I'm not gonna bother answering why you get that syntax error on that SPARQL update, since it seems immaterial to what you actually want to know. I'm also not going to bother answering how to upload an RDFLib graph to Dydra, since that also seems immaterial to what you want to know. What I'll answer here is how you can upload data from a Sesame store to a Dydra store, programmatically, without having to iterate over all triples, and without use of the SERVICE clause.

Dydra's REST API is basically identical to the Sesame REST API, so most REST operations you can do on a Sesame store you can also execute on a Dydra store.

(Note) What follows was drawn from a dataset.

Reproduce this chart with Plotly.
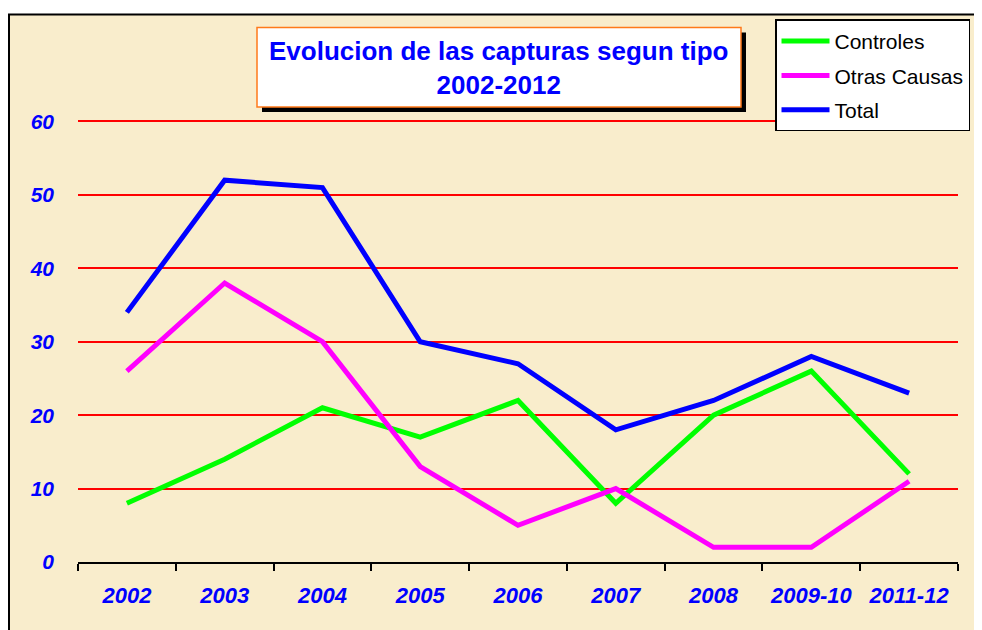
import plotly.graph_objects as go

categories = ["2002", "2003", "2004", "2005", "2006", "2007", "2008", "2009-10", "2011-12"]
controles = [8, 14, 21, 17, 22, 8, 20, 26, 12]
otras_causas = [26, 38, 30, 13, 5, 10, 2, 2, 11]
total = [34, 52, 51, 30, 27, 18, 22, 28, 23]
y_ticks = [0, 10, 20, 30, 40, 50, 60]

# page has an 8px body margin; work in page pixels and convert
OFF = 8
W, H = 982 - OFF, 630 - OFF
L, R, T, B = 78 - OFF, W - (958 - OFF), 110, H - (562 - OFF)
PW, PH = W - L - R, H - T - B


def px(x):
    return (x - OFF - L) / PW


def py(y):
    return (H - B - (y - OFF)) / PH


FONT = "Liberation Sans, Arial"

fig = go.Figure()
series = [("Controles", controles, "#00FF00"),
          ("Otras Causas", otras_causas, "#FF00FF"),
          ("Total", total, "#0000FF")]
for name, vals, col in series:
    fig.add_trace(go.Scatter(x=categories, y=vals, name=name, mode="lines",
                             legendgroup=name,
                             line=dict(color=col, width=5)))

shapes = [
    # beige background with black frame
    dict(type="rect", xref="paper", yref="paper", x0=px(9), x1=px(1000),
         y0=py(650), y1=py(12), fillcolor="#F9EDCC",
         line=dict(color="black", width=2), layer="below"),
    # title shadow
    dict(type="rect", xref="paper", yref="paper", x0=px(262), x1=px(746),
         y0=py(110), y1=py(30), fillcolor="black", line=dict(width=0), layer="above"),
    # title box
    dict(type="rect", xref="paper", yref="paper", x0=px(257), x1=px(741),
         y0=py(105), y1=py(25), fillcolor="white",
         line=dict(color="#FF7A1A", width=1.5), layer="above"),
]

fig.update_layout(
    width=W, height=H,
    margin=dict(l=L, r=R, t=T, b=B, pad=0),
    paper_bgcolor="white",
    plot_bgcolor="rgba(0,0,0,0)",
    shapes=shapes,
    annotations=[dict(xref="paper", yref="paper", x=px(498), y=py(66),
                      text="<b>Evolucion de las capturas segun tipo<br>2002-2012</b>",
                      showarrow=False, xanchor="center", yanchor="middle",
                      font=dict(family=FONT, size=26, color="#0000FF"))],
    showlegend=True,
    legend=dict(x=px(775), y=py(17), xanchor="left", yanchor="top",
                bgcolor="white", bordercolor="black", borderwidth=1.5,
                font=dict(family=FONT, size=21, color="black"),
                tracegroupgap=4, itemwidth=48),
    xaxis=dict(type="category", range=[-0.5, 8.5], showgrid=False,
               showline=True, linecolor="black", linewidth=2,
               ticks="outside", tickson="boundaries", ticklen=7, tickwidth=2,
               tickcolor="black", ticklabelstandoff=13,
               tickfont=dict(family=FONT, size=22,
                             color="#0000FF", weight="bold", style="italic"),
               zeroline=False),
    yaxis=dict(range=[0, 60.2], tickvals=y_ticks, showgrid=True,
               gridcolor="#FF0000", gridwidth=1.5, zeroline=False,
               showline=False, ticks="", ticklabelstandoff=23,
               tickfont=dict(family=FONT, size=21,
                             color="#0000FF", weight="bold", style="italic")),
    font=dict(family=FONT),
)

fig.write_html("out.html")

You can do a HTTP POST request to your Dydra store's REST API URL for statements: repository/<ACCOUNT_ID>/<REPO_ID>/statements (see here in the Dydra docs for more details). Add a parameter url which points to the URL of your source Sesame store URL for statements: (repository/<REPO_ID>/statements). Also make sure you specify a Content-Type HTTP header in your POST request that specifies the MIME-type of an RDF syntax format supported by Dydra (a good pick is something like TriG or N-Quads, since these formats support named graphs).

You don't even need RDFLib for any of this. Presumably you know how to do a simple HTTP request from Python, if not I'm sure there's examples aplenty as it's a fairly generic thing to do.